Kershaw’s memoir is of a different calibre. He grew up in the post-war period in Colne, a typical small Lancashire textile town, as a working-class boy whose parents were active communists. His father, a leading light in the local Co-operative Society, becomes a trade union official, while his mother works most of her life on the looms in a textile factory. 

Kershaw himself never adopts his parents’ politics, nor does he become a member of the Communist Party, but he respects their commitment, belief in justice, socialism and the betterment of the human condition. He praises their internationalism and fondly recalls listening to recordings of Paul Robeson and singing along to the strains of Joe Hill or the Red Flag.

But he also recalls how harrowing for his parents were events like the death of Stalin, the Hungarian uprising or the Vietnam war.

Much of the book, in some ways reminiscent of William Woodruff’s The Road to Nab End, is about his boyhood in Colne.

But his fraught relationship with his mother is never far away. She is very possessive and controlling, so that throughout his life he is continually attempting to evade her suffocating protectiveness. 

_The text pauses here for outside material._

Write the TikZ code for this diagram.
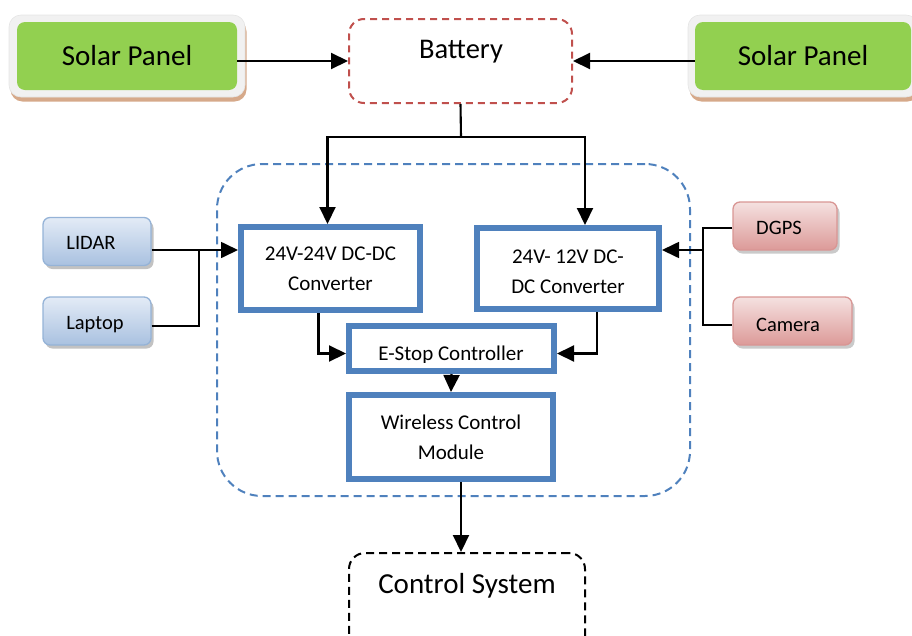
\documentclass[tikz,border=0pt]{standalone}
\usepackage{fontspec}
\setmainfont{Carlito}
\usetikzlibrary{arrows.meta,shadows}
\definecolor{boxblue}{HTML}{4F81BD}
\definecolor{battred}{HTML}{C0504D}
\definecolor{solgreen}{HTML}{92D050}
\definecolor{soltan}{HTML}{D6A98A}
\definecolor{solframe}{HTML}{F1F1F1}
\definecolor{sbTop}{HTML}{E3EBF6}
\definecolor{sbBot}{HTML}{A9C1E0}
\definecolor{sbBd}{HTML}{95B3D7}
\definecolor{spTop}{HTML}{F5E1E0}
\definecolor{spBot}{HTML}{DC9A98}
\definecolor{spBd}{HTML}{D99694}
\begin{document}
\begin{tikzpicture}[x=1pt,y=-1pt,
  conn/.style={line width=2.1pt},
  thinconn/.style={line width=1.7pt},
  arr/.style={conn,-{Triangle[length=17pt,width=16pt]}},
  thinarr/.style={thinconn,-{Triangle[length=17pt,width=16pt]}},
  bluebox/.style={rectangle,draw=boxblue,line width=6pt,fill=white,align=center,
    font=\fontsize{21}{30}\selectfont},
  solshadow/.style={rectangle,fill=soltan,rounded corners=12pt,minimum height=82pt},
  solframe/.style={rectangle,fill=solframe,draw=black!10,line width=0.6pt,rounded corners=12pt,minimum height=82pt},
  solpanel/.style={rectangle,fill=solgreen,rounded corners=8pt,minimum height=68pt,font=\fontsize{29}{34}\selectfont},
  sensorblue/.style={rectangle,rounded corners=7pt,draw=sbBd,line width=1.3pt,
    top color=sbTop,bottom color=sbBot,minimum height=48pt,
    drop shadow={shadow xshift=2.5pt,shadow yshift=-3.5pt,fill=black!40,opacity=.6}},
  sensorred/.style={rectangle,rounded corners=7pt,draw=spBd,line width=1.3pt,
    top color=spTop,bottom color=spBot,minimum height=48pt,
    drop shadow={shadow xshift=2.5pt,shadow yshift=-3.5pt,fill=black!35,opacity=.6}},
  senslabel/.style={font=\fontsize{20.5}{24}\selectfont},
]
\useasboundingbox (0,0) rectangle (912,635);
\clip (0,0) rectangle (912,635);

% container
\node[rectangle,draw=boxblue,line width=2pt,dash pattern=on 8pt off 5pt,rounded corners=45pt,
  minimum width=473pt,minimum height=332pt] (container) at (453.5,330) {};

% solar panels
\node[solshadow,minimum width=236pt] (spLsh) at (128.5,60.5) {};
\node[solframe,minimum width=236pt] (spLfr) at (127,56) {};
\node[solpanel,minimum width=220pt] (spL) at (127,56) {Solar Panel};
\node[solshadow,minimum width=230pt] (spRsh) at (804.5,60.5) {};
\node[solframe,minimum width=230pt] (spRfr) at (803,56) {};
\node[solpanel,minimum width=216pt] (spR) at (803,56) {Solar Panel};

% battery
\node[rectangle,draw=battred,line width=2pt,dash pattern=on 7pt off 5pt,rounded corners=15pt,
  minimum width=223pt,minimum height=84pt] (battery) at (460.5,61) {};
\node[font=\fontsize{28.5}{34}\selectfont] (battlabel) at (461,52) {Battery};

% converters
\node[bluebox,minimum width=179pt,minimum height=83pt] (conv1) at (330.5,268.5) {24V-24V DC-DC\\Converter};
\node[bluebox,minimum width=182pt,minimum height=81pt] (conv2) at (568,268.5) {};
\node[font=\fontsize{21}{30}\selectfont,align=center] (conv2label) at (568,272) {24V- 12V DC-\\DC Converter};

% E-stop
\node[bluebox,minimum width=205pt,minimum height=45pt] (estop) at (451.5,348.5) {};
\begin{scope}
\clip (350,327) rectangle (553,362);
\node[font=\fontsize{21}{30}\selectfont] (estoplabel) at (451,355) {E-Stop Controller};
\end{scope}

% wireless
\node[bluebox,minimum width=204pt,minimum height=84pt] (wireless) at (451,437) {Wireless Control\\Module};

% control system
\node[rectangle,draw=black,line width=2pt,dash pattern=on 8pt off 5pt,rounded corners=16pt,
  minimum width=236pt,minimum height=110pt] (ctrl) at (467,608) {};
\node[font=\fontsize{29}{34}\selectfont] (ctrllabel) at (467,586) {Control System};

% sensors
\node[sensorblue,minimum width=108pt] (lidar) at (97,241.5) {};
\node[senslabel] (lidartext) at (91,243) {LIDAR};
\node[sensorblue,minimum width=108pt] (laptop) at (97,321) {};
\node[senslabel] (laptoptext) at (95,325) {Laptop};
\node[sensorred,minimum width=104pt] (dgps) at (785,226) {};
\node[senslabel] (dgpstext) at (779,228) {DGPS};
\node[sensorred,minimum width=119pt] (camera) at (792.5,321) {};
\node[senslabel] (cameratext) at (788,325) {Camera};

% connectors: solar -> battery
\draw[arr] (spL.east |- battery.west) -- (battery.west);
\draw[arr] (spR.west |- battery.east) -- (battery.east);

% battery -> converters
\coordinate (bsplit) at (461,137);
\draw[conn] (battery.south) -- (bsplit);
\draw[arr] (bsplit) -| ([xshift=-3pt]conv1.north);
\draw[arr] (bsplit) -| ([xshift=17pt]conv2.north);

% sensors -> converters
\coordinate (jL) at (199,250);
\coordinate (jLbot) at (199,326);
\draw[thinarr] (lidar.east |- jL) -- (conv1.west |- jL);
\draw[thinconn] (laptop.east |- jLbot) -- (jLbot) -- (jL);
\coordinate (jR) at (703,250);
\coordinate (jRtop) at (703,228);
\coordinate (jRbot) at (703,325);
\draw[thinarr] (jR) -- (conv2.east |- jR);
\draw[thinconn] (dgps.west |- jRtop) -- (jRtop) -- (jRbot) -- (camera.west |- jRbot);

% converters -> estop
\draw[arr] ([xshift=-12pt]conv1.south) |- ([yshift=-5pt]estop.west);
\draw[arr] ([xshift=29pt]conv2.south) |- ([yshift=-5pt]estop.east);

% estop -> wireless -> control
\draw[arr] (estop.south) -- (wireless.north);
\draw[arr] ([xshift=10pt]wireless.south) -- ([xshift=10pt]wireless.south |- ctrl.north);
\end{tikzpicture}
\end{document}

His early forays to the local clubs and dance halls, dating girls, enjoying rock music and drinking is how he relishes his precious independence and Kershaw brings the era of the ’50s and ’60s vividly alive, though sometimes the unexpected and seemingly unnecessary jumps in the chronology can be disconcerting. His coming of age is described in vignettes which, though full of early hopes, are also beset by fears which are alleviated in the fun of being a child and a teenager during a time of progressive social change. 

This is a biography which offers an endearing portrait of the period, seen through the eyes of a northern lad. And it’s marked by a personal honesty summed up by the epitaph to his mother, in which he states: “You never forced your political beliefs on us but by your example made sure we had a social conscience. We could not ask for more.”